A Personal Perspective
Moreover, in regard to the barriers or obstacles faced by children in impoverished communities and the widening achievement gap between the different classes in the United States, I want to relate a personal anecdote recounting my own experience with these children in order to highlight how the issues that Hurley lodges with the educational system more viscerally.
Spending time in the summer volunteering at a church after school program aimed at connecting younger students in lower class areas with college students as a method of supplementing the education of these children, I experienced firsthand the wide difference in the level and amount of understanding of academic material that the children in these areas and the children within the elementary schools of my hometown possessed.

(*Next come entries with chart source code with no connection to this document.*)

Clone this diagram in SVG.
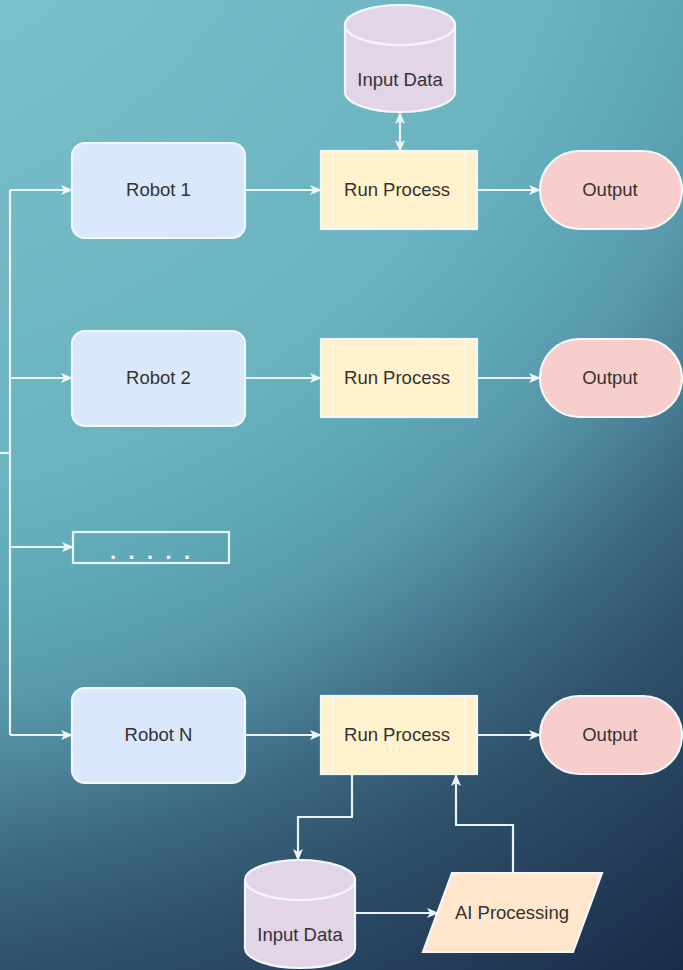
<svg xmlns="http://www.w3.org/2000/svg" width="683" height="970" viewBox="0 0 683 970">
  <defs>
    <radialGradient id="bg" gradientUnits="userSpaceOnUse" cx="-200" cy="-300" r="1550" fx="-200" fy="-300">
      <stop offset="0" stop-color="#8acbd4"/>
      <stop offset="0.23" stop-color="#7cc0cb"/>
      <stop offset="0.52" stop-color="#6ab3bf"/>
      <stop offset="0.60" stop-color="#5ea7b7"/>
      <stop offset="0.66" stop-color="#5898aa"/>
      <stop offset="0.71" stop-color="#4b8298"/>
      <stop offset="0.76" stop-color="#3c6881"/>
      <stop offset="0.83" stop-color="#2f5069"/>
      <stop offset="1" stop-color="#192a47"/>
    </radialGradient>
    <marker id="arr" viewBox="0 0 12 10" refX="11" refY="5" markerWidth="12" markerHeight="10" markerUnits="userSpaceOnUse" orient="auto-start-reverse">
      <path d="M0,0 L12,5 L0,10 L3,5 Z" fill="#eef6f8"/>
    </marker>
    <style>
      .node { stroke: #f2f7fa; stroke-width: 2.2; }
      .robot { fill: #dae8fc; }
      .proc { fill: #fff2cc; }
      .out { fill: #f8cecc; }
      .db { fill: #e1d5e7; }
      .ai { fill: #ffe6cc; }
      .inner { stroke: #fdfaf0; stroke-width: 1.2; fill: none; }
      .lbl { font-family: "Liberation Sans", Arial, Helvetica, sans-serif; font-size: 18.5px; fill: #333333; text-anchor: middle; }
      .conn { fill: none; stroke: #e8f3f6; stroke-width: 2.2; }
      .arrow { marker-end: url(#arr); }
    </style>
  </defs>

  <rect x="0" y="0" width="683" height="970" fill="url(#bg)"/>

  <g id="connectors">
    <path class="conn" d="M0,453 H10"/>
    <path class="conn" d="M10,190 V735"/>
    <path class="conn arrow" d="M10,190 H72"/>
    <path class="conn arrow" d="M10,378 H72"/>
    <path class="conn arrow" d="M10,547 H73"/>
    <path class="conn arrow" d="M10,735 H72"/>
    <path class="conn arrow" d="M245,190 H321"/>
    <path class="conn arrow" d="M245,378 H321"/>
    <path class="conn arrow" d="M245,735 H321"/>
    <path class="conn arrow" d="M477,190 H540"/>
    <path class="conn arrow" d="M477,378 H540"/>
    <path class="conn arrow" d="M477,735 H540"/>
    <path class="conn" d="M400,113 V151" marker-start="url(#arr)" marker-end="url(#arr)"/>
    <path class="conn arrow" d="M352,774 V817 H298 V860"/>
    <path class="conn arrow" d="M355,913 H438"/>
    <path class="conn arrow" d="M513,873 V825 H456 V775"/>
  </g>

  <g id="robot1">
    <rect class="node robot" x="72" y="143" width="173" height="95" rx="13"/>
    <text class="lbl" x="158.5" y="196">Robot 1</text>
  </g>
  <g id="process1">
    <rect class="node proc" x="321" y="151" width="156" height="78"/>
    <line class="inner" x1="333" y1="152" x2="333" y2="228"/>
    <line class="inner" x1="465" y1="152" x2="465" y2="228"/>
    <text class="lbl" x="397" y="196">Run Process</text>
  </g>
  <g id="output1">
    <rect class="node out" x="540" y="151" width="142" height="78" rx="39"/>
    <text class="lbl" x="610" y="196">Output</text>
  </g>
  <g id="inputdata1">
    <path class="node db" d="M345,25 A55,20 0 0 1 455,25 V92 A55,20 0 0 1 345,92 Z"/>
    <path class="node" fill="none" d="M345,25 A55,20 0 0 0 455,25"/>
    <text class="lbl" x="400" y="86">Input Data</text>
  </g>

  <g id="robot2">
    <rect class="node robot" x="72" y="331" width="173" height="95" rx="13"/>
    <text class="lbl" x="158.5" y="384">Robot 2</text>
  </g>
  <g id="process2">
    <rect class="node proc" x="321" y="339" width="156" height="78"/>
    <line class="inner" x1="333" y1="340" x2="333" y2="416"/>
    <line class="inner" x1="465" y1="340" x2="465" y2="416"/>
    <text class="lbl" x="397" y="384">Run Process</text>
  </g>
  <g id="output2">
    <rect class="node out" x="540" y="339" width="142" height="78" rx="39"/>
    <text class="lbl" x="610" y="384">Output</text>
  </g>

  <g id="ellipsis">
    <rect x="73" y="532" width="156" height="31" fill="none" stroke="#e8f3f6" stroke-width="2.2"/>
    <text x="110" y="559" font-family="'Liberation Sans', Arial, sans-serif" font-size="22" font-weight="bold" fill="#f4f9fb" letter-spacing="12.4">.....</text>
  </g>

  <g id="robotN">
    <rect class="node robot" x="72" y="688" width="173" height="95" rx="13"/>
    <text class="lbl" x="158.5" y="741">Robot N</text>
  </g>
  <g id="processN">
    <rect class="node proc" x="321" y="696" width="156" height="78"/>
    <line class="inner" x1="333" y1="697" x2="333" y2="773"/>
    <line class="inner" x1="465" y1="697" x2="465" y2="773"/>
    <text class="lbl" x="397" y="741">Run Process</text>
  </g>
  <g id="outputN">
    <rect class="node out" x="540" y="696" width="142" height="78" rx="39"/>
    <text class="lbl" x="610" y="741">Output</text>
  </g>
  <g id="inputdata2">
    <path class="node db" d="M245,880 A55,20 0 0 1 355,880 V948 A55,20 0 0 1 245,948 Z"/>
    <path class="node" fill="none" d="M245,880 A55,20 0 0 0 355,880"/>
    <text class="lbl" x="300" y="941">Input Data</text>
  </g>
  <g id="aiprocessing">
    <polygon class="node ai" points="452,873 602,873 573,952 423,952"/>
    <text class="lbl" x="512" y="919">AI Processing</text>
  </g>
</svg>
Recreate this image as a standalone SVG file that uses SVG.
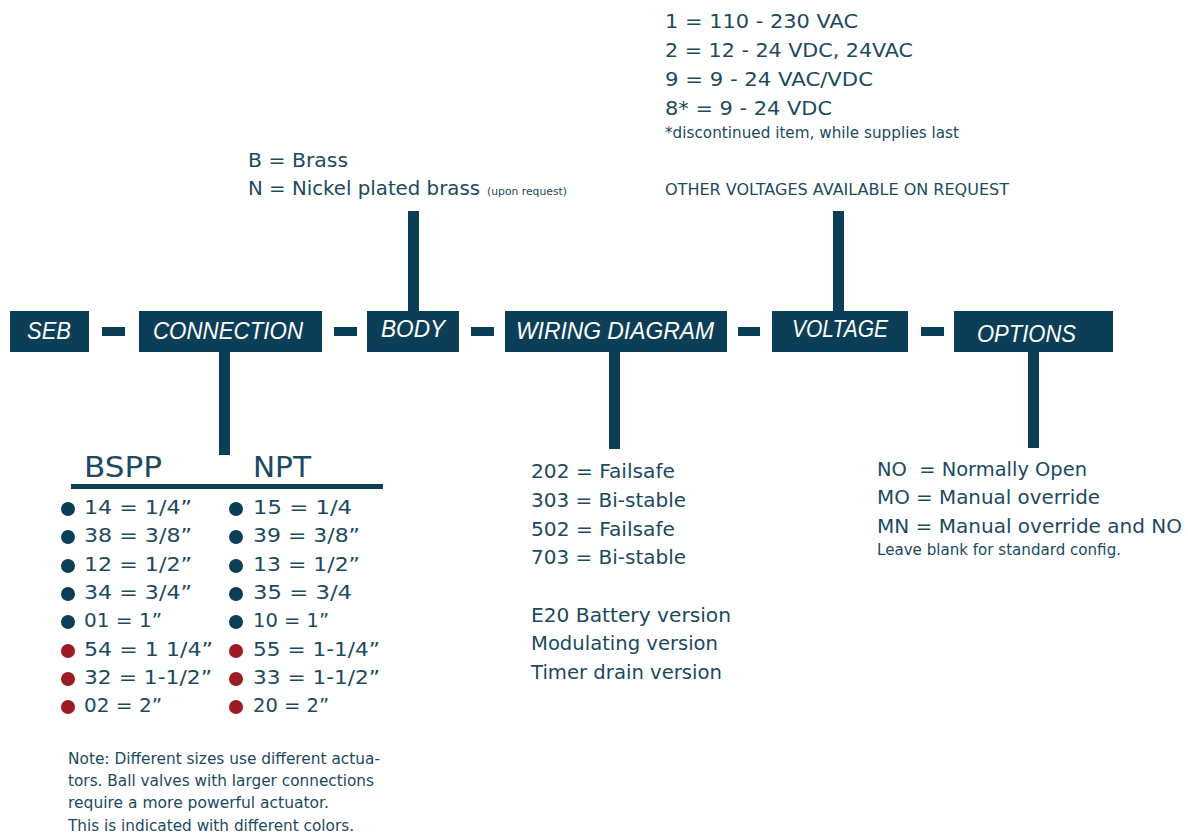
<svg xmlns="http://www.w3.org/2000/svg" width="1188" height="835" viewBox="0 0 1188 835">
<style>
.box{fill:#0c3f57}
.lbl{font-family:"Liberation Sans",Arial,sans-serif;font-style:italic;font-size:24px;fill:#ffffff}
.t{font-family:"DejaVu Sans","Noto Sans",sans-serif;font-size:20px;fill:#1c4a60}
.s{font-family:"DejaVu Sans","Noto Sans",sans-serif;font-size:15px;fill:#1c4a60}
.h{font-family:"DejaVu Sans","Noto Sans",sans-serif;font-size:29px;fill:#1c4a60}
.bd{fill:#0c3f57}
.br{fill:#9b1c22}
</style>
<rect width="1188" height="835" fill="#ffffff"/>
<g id="connectors">
<rect class="box" x="102" y="327" width="23" height="9"/>
<rect class="box" x="334" y="327" width="23" height="9"/>
<rect class="box" x="471" y="327" width="23" height="9"/>
<rect class="box" x="738" y="327" width="22" height="9"/>
<rect class="box" x="921" y="327" width="23" height="9"/>
<rect class="box" x="219" y="351" width="11" height="104"/>
<rect class="box" x="408" y="211" width="11" height="101"/>
<rect class="box" x="609" y="351" width="11" height="98"/>
<rect class="box" x="833" y="211" width="11" height="101"/>
<rect class="box" x="1028" y="351" width="11" height="97"/>
</g>
<g id="seb">
<rect class="box" x="10" y="311" width="79" height="41"/>
<text class="lbl" x="27" y="339" textLength="44" lengthAdjust="spacingAndGlyphs">SEB</text>
</g>
<g id="connection">
<rect class="box" x="139" y="311" width="183" height="41"/>
<text class="lbl" x="153" y="339" textLength="150" lengthAdjust="spacingAndGlyphs">CONNECTION</text>
</g>
<g id="body">
<rect class="box" x="367" y="311" width="92" height="41"/>
<text class="lbl" x="381" y="337" textLength="64" lengthAdjust="spacingAndGlyphs">BODY</text>
</g>
<g id="wiring">
<rect class="box" x="505" y="311" width="222" height="41"/>
<text class="lbl" x="516" y="339" textLength="198" lengthAdjust="spacingAndGlyphs">WIRING DIAGRAM</text>
</g>
<g id="voltage">
<rect class="box" x="772" y="311" width="136" height="41"/>
<text class="lbl" x="792" y="337" textLength="96" lengthAdjust="spacingAndGlyphs">VOLTAGE</text>
</g>
<g id="options">
<rect class="box" x="954" y="311" width="159" height="41"/>
<text class="lbl" x="977" y="342" textLength="99" lengthAdjust="spacingAndGlyphs">OPTIONS</text>
</g>
<g id="body-options">
<text class="t" x="248" y="167" textLength="100" lengthAdjust="spacingAndGlyphs">B = Brass</text>
<text class="t" x="248" y="195" textLength="232" lengthAdjust="spacingAndGlyphs">N = Nickel plated brass</text>
<text class="s" x="487" y="195" style="font-size:10px" textLength="80" lengthAdjust="spacingAndGlyphs">(upon request)</text>
</g>
<g id="voltage-options">
<text class="t" x="665" y="28" textLength="193" lengthAdjust="spacingAndGlyphs">1 = 110 - 230 VAC</text>
<text class="t" x="665" y="57" textLength="248" lengthAdjust="spacingAndGlyphs">2 = 12 - 24 VDC, 24VAC</text>
<text class="t" x="665" y="86" textLength="208" lengthAdjust="spacingAndGlyphs">9 = 9 - 24 VAC/VDC</text>
<text class="t" x="665" y="115" textLength="167" lengthAdjust="spacingAndGlyphs">8* = 9 - 24 VDC</text>
<text class="s" x="665" y="138" textLength="294" lengthAdjust="spacingAndGlyphs">*discontinued item, while supplies last</text>
<text class="s" x="665" y="195" style="font-size:16px" textLength="344" lengthAdjust="spacingAndGlyphs">OTHER VOLTAGES AVAILABLE ON REQUEST</text>
</g>
<g id="connection-options">
<text class="h" x="84" y="477" textLength="78" lengthAdjust="spacingAndGlyphs">BSPP</text>
<text class="h" x="253" y="477" textLength="58" lengthAdjust="spacingAndGlyphs">NPT</text>
<rect class="box" x="71" y="484" width="312" height="5"/>
<circle class="bd" cx="68" cy="509" r="7"/>
<circle class="bd" cx="68" cy="537" r="7"/>
<circle class="bd" cx="68" cy="566" r="7"/>
<circle class="bd" cx="68" cy="594" r="7"/>
<circle class="bd" cx="68" cy="622" r="7"/>
<circle class="br" cx="68" cy="651" r="7"/>
<circle class="br" cx="68" cy="679" r="7"/>
<circle class="br" cx="68" cy="707" r="7"/>
<circle class="bd" cx="236" cy="509" r="7"/>
<circle class="bd" cx="236" cy="537" r="7"/>
<circle class="bd" cx="236" cy="566" r="7"/>
<circle class="bd" cx="236" cy="594" r="7"/>
<circle class="bd" cx="236" cy="622" r="7"/>
<circle class="br" cx="236" cy="651" r="7"/>
<circle class="br" cx="236" cy="679" r="7"/>
<circle class="br" cx="236" cy="707" r="7"/>
<text class="t" x="84" y="514" textLength="108" lengthAdjust="spacingAndGlyphs">14 = 1/4”</text>
<text class="t" x="84" y="542" textLength="108" lengthAdjust="spacingAndGlyphs">38 = 3/8”</text>
<text class="t" x="84" y="571" textLength="108" lengthAdjust="spacingAndGlyphs">12 = 1/2”</text>
<text class="t" x="84" y="599" textLength="108" lengthAdjust="spacingAndGlyphs">34 = 3/4”</text>
<text class="t" x="84" y="627" textLength="78" lengthAdjust="spacingAndGlyphs">01 = 1”</text>
<text class="t" x="84" y="656" textLength="129" lengthAdjust="spacingAndGlyphs">54 = 1 1/4”</text>
<text class="t" x="84" y="684" textLength="128" lengthAdjust="spacingAndGlyphs">32 = 1-1/2”</text>
<text class="t" x="84" y="712" textLength="78" lengthAdjust="spacingAndGlyphs">02 = 2”</text>
<text class="t" x="253" y="514" textLength="99" lengthAdjust="spacingAndGlyphs">15 = 1/4</text>
<text class="t" x="253" y="542" textLength="107" lengthAdjust="spacingAndGlyphs">39 = 3/8”</text>
<text class="t" x="253" y="571" textLength="107" lengthAdjust="spacingAndGlyphs">13 = 1/2”</text>
<text class="t" x="253" y="599" textLength="99" lengthAdjust="spacingAndGlyphs">35 = 3/4</text>
<text class="t" x="253" y="627" textLength="76" lengthAdjust="spacingAndGlyphs">10 = 1”</text>
<text class="t" x="253" y="656" textLength="127" lengthAdjust="spacingAndGlyphs">55 = 1-1/4”</text>
<text class="t" x="253" y="684" textLength="127" lengthAdjust="spacingAndGlyphs">33 = 1-1/2”</text>
<text class="t" x="253" y="712" textLength="76" lengthAdjust="spacingAndGlyphs">20 = 2”</text>
<text class="s" x="68" y="764" textLength="312" lengthAdjust="spacingAndGlyphs">Note: Different sizes use different actua-</text>
<text class="s" x="68" y="786" textLength="306" lengthAdjust="spacingAndGlyphs">tors. Ball valves with larger connections</text>
<text class="s" x="68" y="808" textLength="261" lengthAdjust="spacingAndGlyphs">require a more powerful actuator.</text>
<text class="s" x="68" y="831" textLength="286" lengthAdjust="spacingAndGlyphs">This is indicated with different colors.</text>
</g>
<g id="wiring-options">
<text class="t" x="531" y="478" textLength="144" lengthAdjust="spacingAndGlyphs">202 = Failsafe</text>
<text class="t" x="531" y="507" textLength="155" lengthAdjust="spacingAndGlyphs">303 = Bi-stable</text>
<text class="t" x="531" y="536" textLength="144" lengthAdjust="spacingAndGlyphs">502 = Failsafe</text>
<text class="t" x="531" y="564" textLength="155" lengthAdjust="spacingAndGlyphs">703 = Bi-stable</text>
<text class="t" x="531" y="622" textLength="200" lengthAdjust="spacingAndGlyphs">E20 Battery version</text>
<text class="t" x="531" y="650" textLength="187" lengthAdjust="spacingAndGlyphs">Modulating version</text>
<text class="t" x="531" y="679" textLength="191" lengthAdjust="spacingAndGlyphs">Timer drain version</text>
</g>
<g id="options-list">
<text class="t" x="877" y="476" textLength="210" lengthAdjust="spacingAndGlyphs" xml:space="preserve">NO  = Normally Open</text>
<text class="t" x="877" y="504" textLength="223" lengthAdjust="spacingAndGlyphs">MO = Manual override</text>
<text class="t" x="877" y="533" textLength="305" lengthAdjust="spacingAndGlyphs">MN = Manual override and NO</text>
<text class="s" x="877" y="555" textLength="244" lengthAdjust="spacingAndGlyphs">Leave blank for standard config.</text>
</g>
</svg>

For instance, the child I was paired with Michaela, was a third grader. However, Michaela had not made the complete connections between consonant and vowel sounds with each of their respective letters, and the idea that a letter was associated with a specific sound was not an intuitive concept to her. She also struggled slightly with multiplication in mathematics, a skill that many of us have polished through the repetitively practicing multiplication tables in early age and a skill that feels like second-nature. The inability of education to be adaptable and dynamic enough to address the learning styles and differential environments and backgrounds in the variety of its student body represents a serious problem that prevents the development of understanding and critical thought, vital skills in adult life.
A Vicious Cycle?
The challenge of motivating students in a way that is genuinely appealing to their preferences in order to impart important ideas to these students during their academic career continually plagues even the researchers conducting these experiments on the extent to which fluid intelligence may be modified.
As one passage notes:
In Chicago Heights, the magic was definitely not happening for one boy staring blankly at the black cats in the Mac Lab. Sipping from a juice box he held in one hand, jabbing at a computer key over and over… (Hurley 5).
In this example, even when a child is selected for a relatively intuitive game with less academic framing, he still struggles to understand or grasp the objective of the game, gradually becoming more bored and discouraged after each failure.
Though Hurley’s objective towards the modification of fluid memory to improve understanding and the ease of learning represents a noble intent and plausible solution, it does not address the bigger issue of the variety of attitudes towards learning in a student population. It is very difficult and practically impossible to ensure a high level of homogeneity in the way that different individuals perceive and approach one concept or problem.
Truly, one of the biggest solutions to correct for this issue of variation in attitudes are well-informed and competent teachers that can perceive and empathize with the viewpoint of their students in order to guide them towards the right method of thinking or direction in order to solve a problem. The difference in resources and the availability of talented educational staff are the most direct issues related to schooling.
Ultimately, in order to find a method to promote understanding and critical thought through education, it is important to search for methods that reach the broadest proportion of the student body in their ability to engender better grasping of academic material.
The innovative and new solutions that Hurley offers, in combination with efforts to close the achievement gap and account for the differences in educational resources between communities both represent major directions which reform can take in order to remedy apathetic attitudes towards learning academic material created by continued failure.